Understanding Financial Accounting: A Critical Step in Business Success



 
Business Owner in office working
 

Financial Accounting is what we simply refer to as “accounting.” It commences with basic

double entry bookkeeping and progresses to the completion of a suite of statements that include the Income Statement, Balance Sheet and Cash Flow Statement. Financial

accounting – as represented by these key statements – is geared towards the needs of external entities such as investors, creditors and tax authorities. Importantly, financial accounting is governed by generally accepted accounting principles (GAAP), which ensures that performance interpretation and company by company comparison is done on an “apples to apples” basis.
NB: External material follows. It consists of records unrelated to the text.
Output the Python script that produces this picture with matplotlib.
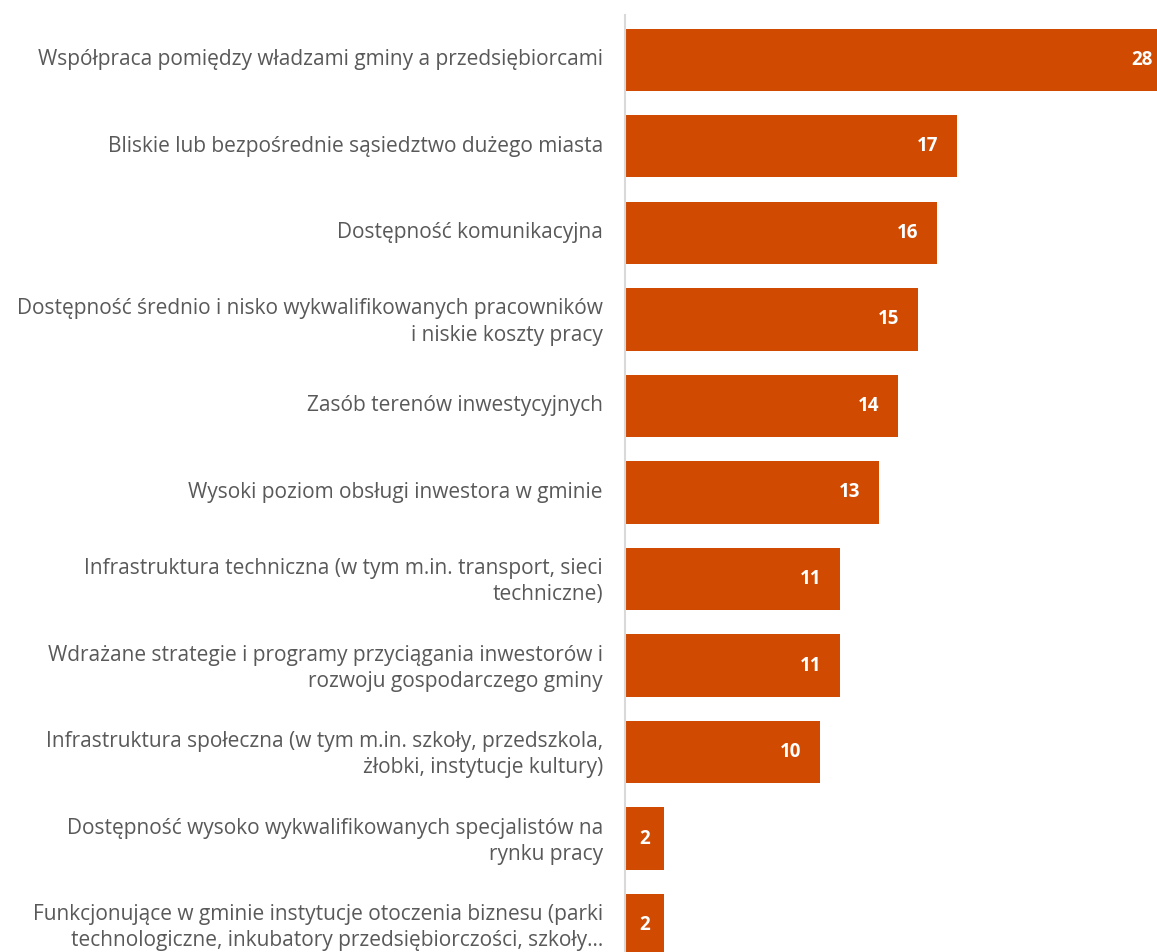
import matplotlib
matplotlib.use("Agg")
import matplotlib.pyplot as plt
import matplotlib.transforms as mtransforms

plt.rcParams['font.family'] = ['Open Sans', 'DejaVu Sans']

labels = [
    "Współpraca pomiędzy władzami gminy a przedsiębiorcami",
    "Bliskie lub bezpośrednie sąsiedztwo dużego miasta",
    "Dostępność komunikacyjna",
    "Dostępność średnio i nisko wykwalifikowanych pracowników\ni niskie koszty pracy",
    "Zasób terenów inwestycyjnych",
    "Wysoki poziom obsługi inwestora w gminie",
    "Infrastruktura techniczna (w tym m.in. transport, sieci\ntechniczne)",
    "Wdrażane strategie i programy przyciągania inwestorów i\nrozwoju gospodarczego gminy",
    "Infrastruktura społeczna (w tym m.in. szkoły, przedszkola,\nżłobki, instytucje kultury)",
    "Dostępność wysoko wykwalifikowanych specjalistów na\nrynku pracy",
    "Funkcjonujące w gminie instytucje otoczenia biznesu (parki\ntechnologiczne, inkubatory przedsiębiorczości, szkoły…",
]
values = [28, 17, 16, 15, 14, 13, 11, 11, 10, 2, 2]

bar_color = '#D04A02'
text_color = '#595959'

fig = plt.figure(figsize=(11.57, 9.52), dpi=100)
ax = fig.add_axes([625 / 1157, 0, 1 - 625 / 1157, 1 - 15 / 952])

pos = list(range(len(values)))
ax.barh(pos, values, height=0.717, color=bar_color)
ax.set_xlim(0, 532 / 19.5)
ax.set_ylim(10.312, -0.52)

# value labels inside the bar end (centred for short bars)
for y, v in zip(pos, values):
    x = max(v - 1.5, v / 2)
    ax.text(x, y, str(v), ha='center', va='center', color='white',
            fontsize=13.5, fontweight='bold')

ax.set_yticks(pos)
ax.set_yticklabels(labels, fontsize=15, color=text_color, linespacing=1.32,
                   ha='right')
ax.tick_params(axis='y', length=0, pad=16)
shift = mtransforms.ScaledTranslation(0, 0.025, fig.dpi_scale_trans)
for lab in ax.get_yticklabels():
    lab.set_transform(lab.get_transform() + shift)
ax.set_xticks([])
for side in ['top', 'right', 'bottom']:
    ax.spines[side].set_visible(False)
ax.spines['left'].set_color('#D9D9D9')
ax.spines['left'].set_linewidth(1.5)

fig.savefig('out.png', dpi=100)
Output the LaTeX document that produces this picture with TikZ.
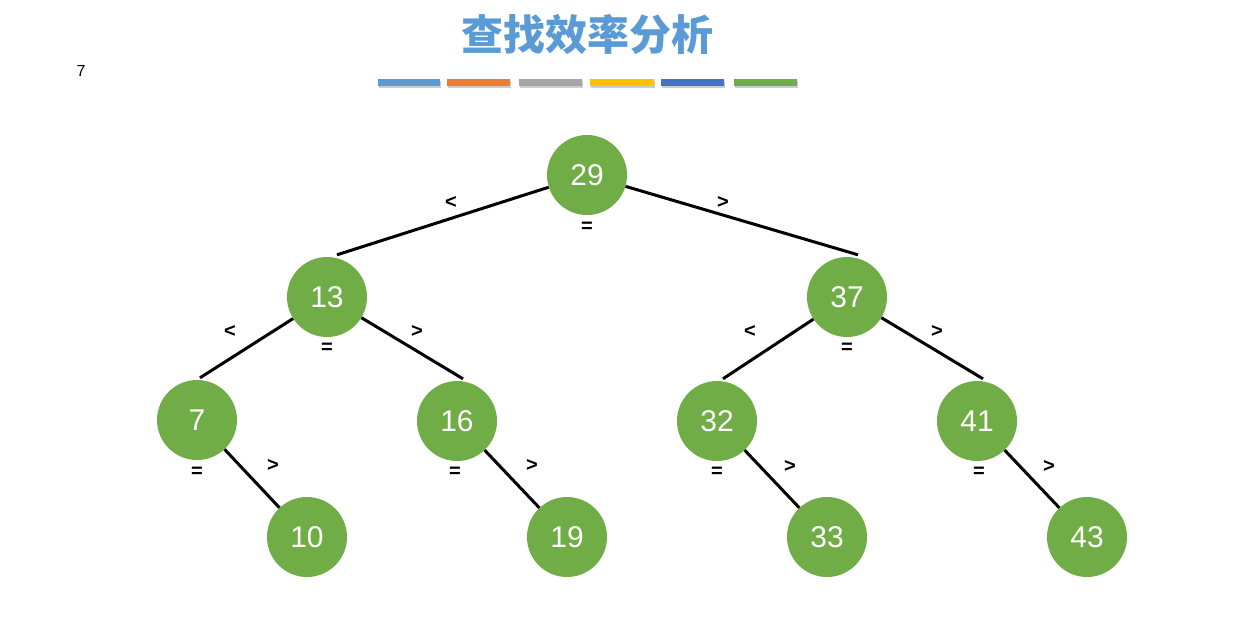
\documentclass[tikz,border=0pt]{standalone}
\usepackage{fontspec}
\setmainfont{Liberation Sans}
\newfontfamily\cjk{Noto Sans CJK SC}
\definecolor{keygreen}{HTML}{70AD47}
\definecolor{titleblue}{HTML}{5B9BD5}
\definecolor{barblue}{HTML}{5B9BD5}
\definecolor{barorange}{HTML}{ED7D31}
\definecolor{bargray}{HTML}{A5A5A5}
\definecolor{bargold}{HTML}{FFC000}
\definecolor{bardark}{HTML}{4472C4}
\definecolor{bargreen}{HTML}{70AD47}
\tikzset{
  key/.style={circle, fill=keygreen, minimum size=80pt, inner sep=0pt,
    text=white, font=\fontsize{30}{36}\selectfont},
  rel/.style={inner sep=0pt, font=\bfseries\fontsize{20}{24}\selectfont},
  branch/.style={line width=3pt}
}
\begin{document}
\begin{tikzpicture}[x=1pt,y=-1pt]
  \useasboundingbox[fill=white] (0,0) rectangle (1251,630);
  % Page number and title
  \node[font=\fontsize{16}{19}\selectfont] (page) at (81,71) {7};
  \node[text=titleblue, font=\cjk\bfseries\fontsize{42}{50}\selectfont] (title) at (587,35) {查找效率分析};
  % Colour bars
  \foreach \xa/\xb/\c in {378/440/barblue, 447/510/barorange, 519/582/bargray,
                          590/654/bargold, 661/724/bardark, 734/797/bargreen} {
    \fill[black!20] (\xa+1,81) rectangle (\xb+1,88);
    \fill[\c] (\xa,79) rectangle (\xb,86);
  }
  % Keys
  \node[key] (n29) at (587,175) {29};
  \node[key] (n13) at (327,297) {13};
  \node[key] (n37) at (847,297) {37};
  \node[key] (n7)  at (197,420) {7};
  \node[key] (n16) at (457,421) {16};
  \node[key] (n32) at (717,421) {32};
  \node[key] (n41) at (977,421) {41};
  \node[key] (n10) at (307,537) {10};
  \node[key] (n19) at (567,537) {19};
  \node[key] (n33) at (827,537) {33};
  \node[key] (n43) at (1087,537) {43};
  % Branches
  \draw[branch] (n29) -- ([xshift=10pt,yshift=2pt]n13.north);
  \draw[branch] (n29) -- ([xshift=11pt,yshift=2pt]n37.north);
  \draw[branch] (n13) -- ([xshift=3pt,yshift=2pt]n7.north);
  \draw[branch] (n13) -- ([xshift=6pt,yshift=2pt]n16.north);
  \draw[branch] (n37) -- ([xshift=6pt,yshift=2pt]n32.north);
  \draw[branch] (n37) -- ([xshift=6pt,yshift=2pt]n41.north);
  \draw[branch] (n7) -- (n10);
  \draw[branch] (n16) -- (n19);
  \draw[branch] (n32) -- (n33);
  \draw[branch] (n41) -- (n43);
  % Comparison marks
  \node[rel] (lt29) at (451,202) {<};
  \node[rel] (gt29) at (723,202) {>};
  \node[rel] (eq29) at (587,227) {=};
  \node[rel] (lt13) at (230,331) {<};
  \node[rel] (gt13) at (417,331) {>};
  \node[rel] (eq13) at (327,348) {=};
  \node[rel] (lt37) at (750,331) {<};
  \node[rel] (gt37) at (937,331) {>};
  \node[rel] (eq37) at (847,348) {=};
  \node[rel] (eq7)  at (197,472) {=};
  \node[rel] (gt7)  at (273,465) {>};
  \node[rel] (eq16) at (455,472) {=};
  \node[rel] (gt16) at (532,465) {>};
  \node[rel] (eq32) at (717,472) {=};
  \node[rel] (gt32) at (790,466) {>};
  \node[rel] (eq41) at (979,472) {=};
  \node[rel] (gt41) at (1049,466) {>};
\end{tikzpicture}
\end{document}
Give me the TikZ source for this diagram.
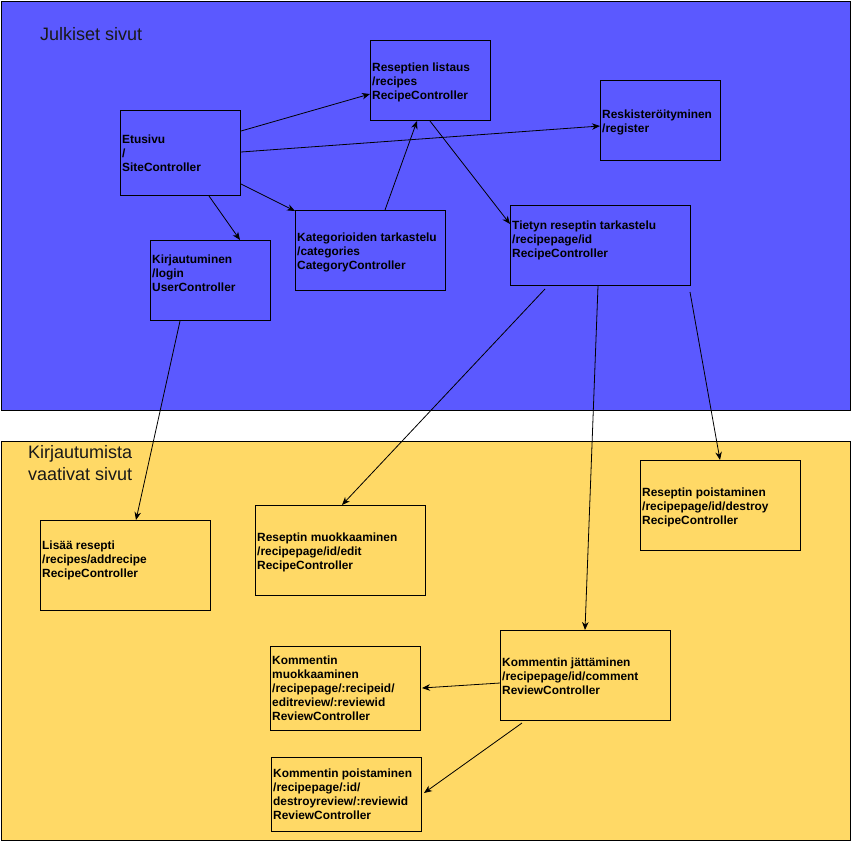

Financial statements are historical in perspective; they reveal what the company has done up to a point in time and, serve two critical purposes:


  1. Indicate the degree to which the company is profitable, using the Income Statement

  2. Reveal the degree of solvency, that is, the company’s ability to meet its financial obligations. This is reflected on both the Balance Sheet and Cash Flow Statement


Because financial statements provide insight into a firm’s efforts at achieving two of its most important business goals, every well run business should regularly generate an Income Statement, Balance Sheet and Cash Flow Statement. And, business owners and managers ought to pay close attention to these financial statements, as they

are indispensable to sustained success.


COVID-19 and a deep recession have added an additional layer of complexity for businesses of every size – see an earlier article here. Recently, management consulting firm McKinsey, in a report titled, “When Nothing is Normal: Managing in Extreme Uncertainty, highlighted the need for leaders to “respond quickly to the rapidly shifting environment and sustain their organizations through the trials ahead,” knowing that we might be in crisis mode for a long time. None of this pivoting is possible without having a baseline of how your company is doing; having a grasp of the information provided by the financial statements will significantly help.